If you think this bike looks like a Transformer, you’re right. But you may have seen it instead on the silver screen in Fast and Furious 4.
Owner Steve Leach of Brisbane says the bike, which he calls Beond, was considered for the second Transformers movie and artist drawings of its character were drawn up. “But they wanted $1m for product placement, so it never made the cut,” he says.
“However, it did have a cameo in Fast and Furious 4. Vin (Diesel) walks past it in a carpark and there is another CIG version of it in the background.”
Despite its Hollywood roles, the bike was designed in 1996 in Australia by Tim Cameron of Sydney. However, it took Florida engineer Christian Travert, who built Jay Leno’s Y2K jet bike, to see the potential in the design to make a real bike.
Christian used a 2008 V-Rod engine and pretty much fabricated everything else. Most of the bike is aluminium and fibreglass, but it still tips the scales at over 300kg. Features include leading-link forks, chain primary and belt secondary drives and a minimal frame.
Steve, who has been riding bikes since his teens, bought the bike in the US for $40,000 and had it freighted out to Australia by two of his companies in separate boxes about three years ago.
He then put it all back together again at a cost of another $40,000 and it is now insured for $80,000. Steve replaced the entire electrical system with his own design which features remote key fob push-button start, GPS instruments and a HD camera relaying an image to a screen in place of conventional mirrors.
The bike has won several awards in bike shows, but it’s not solely a show bike.

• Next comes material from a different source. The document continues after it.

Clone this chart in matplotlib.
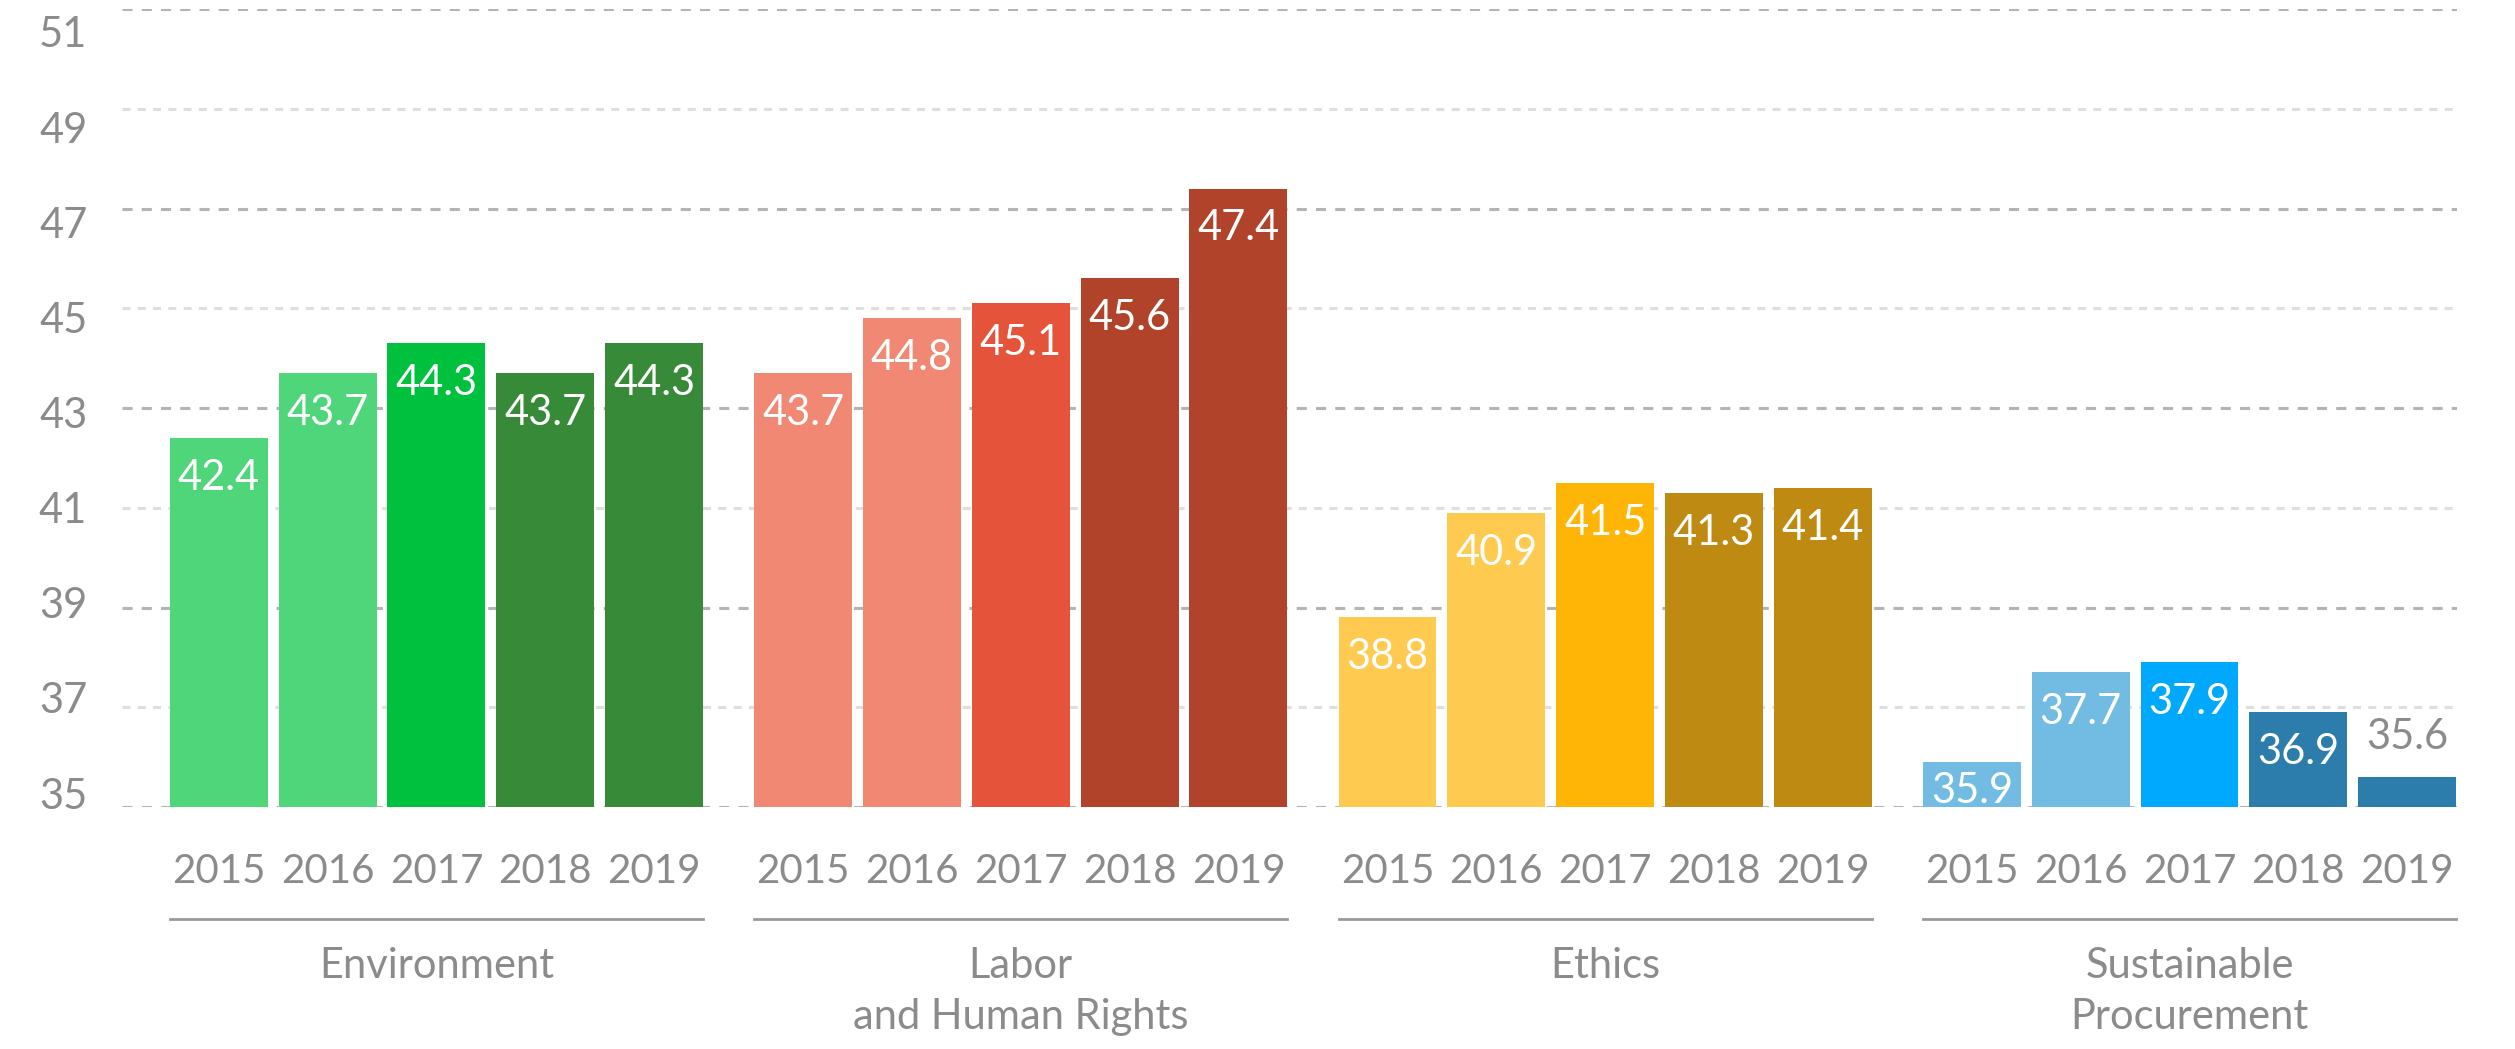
import matplotlib
matplotlib.use("Agg")
import matplotlib.pyplot as plt
import numpy as np

plt.rcParams['font.family'] = ['Lato', 'DejaVu Sans']

# scores by category, 2015-2019
years = ['2015', '2016', '2017', '2018', '2019']
categories = ['Environment', 'Labor\nand Human Rights', 'Ethics', 'Sustainable\nProcurement']
environment = [42.4, 43.7, 44.3, 43.7, 44.3]
labor = [43.7, 44.8, 45.1, 45.6, 47.4]
ethics = [38.8, 40.9, 41.5, 41.3, 41.4]
procurement = [35.9, 37.7, 37.9, 36.9, 35.6]

colors = [
    ['#4fd67a', '#4fd67a', '#00c13e', '#378a37', '#378a37'],
    ['#f08873', '#f08873', '#e5533b', '#b1432b', '#b1432b'],
    ['#fecb50', '#fecb50', '#feb506', '#bf8a12', '#bf8a12'],
    ['#72bce4', '#72bce4', '#00a8fe', '#2c7dab', '#2c7dab'],
]

GRAY = '#8b8b8b'
BASE = 35
group_step = 5.37
bar_w = 0.9

fig = plt.figure(figsize=(25.15, 10.49), dpi=100)
ax = fig.add_axes([0.0485, 0.2307, 0.9285, 0.7607])

# dashed grid, alternating shades
for t in range(35, 52, 2):
    if (t - 35) % 4 == 0:
        ax.axhline(t, color='#b4b4b4', lw=2.2, linestyle=(0, (3.3, 3.0)), zorder=0)
    else:
        ax.axhline(t, color='#dedede', lw=2.2, linestyle=(0, (2.6, 2.4)), zorder=0)

all_x = []
for g, vals in enumerate([environment, labor, ethics, procurement]):
    xs = g * group_step + np.arange(len(years))
    all_x.extend(xs)
    ax.bar(xs, np.array(vals) - BASE, bottom=BASE, width=bar_w, color=colors[g], zorder=2)
    for x, v in zip(xs, vals):
        h = v - BASE
        if h < 0.8:
            # too short: value goes above the bar
            ax.annotate(f'{v:.1f}', (x, v), xytext=(0, 15), textcoords='offset points',
                        ha='center', va='bottom', color=GRAY, fontsize=30, zorder=3)
        else:
            off = -15 if h > 1.2 else -7
            ax.annotate(f'{v:.1f}', (x, v), xytext=(0, off), textcoords='offset points',
                        ha='center', va='top', color='white', fontsize=30, zorder=3)

    # underline and category name
    x0 = xs[0] - bar_w / 2
    x1 = xs[-1] + bar_w / 2
    ax.plot([x0, x1], [-0.140, -0.140], color='#9a9a9a', lw=2.0,
            transform=ax.get_xaxis_transform(), clip_on=False)
    ax.text((x0 + x1) / 2, -0.176, categories[g], transform=ax.get_xaxis_transform(),
            ha='center', va='top', color=GRAY, fontsize=30, linespacing=1.4)

ax.set_xlim(-0.89, 20.57)
ax.set_ylim(35, 51)
ax.set_xticks(all_x)
ax.set_xticklabels(years * 4)
ax.tick_params(axis='x', length=0, pad=33, labelsize=29, labelcolor=GRAY)
ax.set_yticks([])
for s in ax.spines.values():
    s.set_visible(False)

# value axis labels
ax2 = ax.twinx()
ax2.set_ylim(34.706, 51.482)
ax2.yaxis.tick_left()
ax2.set_yticks(range(35, 52, 2))
ax2.tick_params(axis='y', length=0, pad=25, labelsize=30, labelcolor=GRAY)
for s in ax2.spines.values():
    s.set_visible(False)

fig.savefig('out.png', dpi=100)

Steve says he uses it as his everyday form of transport. “I ride it to work, Bunnings, the shops and I pick up my wife from work on Saturday and take the kids to tae kwon do.”
“I’ve had offers to buy it, but I’m not really interested,” he says. “But never say never. I might consider it if they offered about $150,000.”
Christian is still building them and there are only 10 examples of the bike in the world. Tim and Christian own one each, another is in Beijing and there is one owned by a rock star in Paris. Steve doesn’t know where the others are or who own them.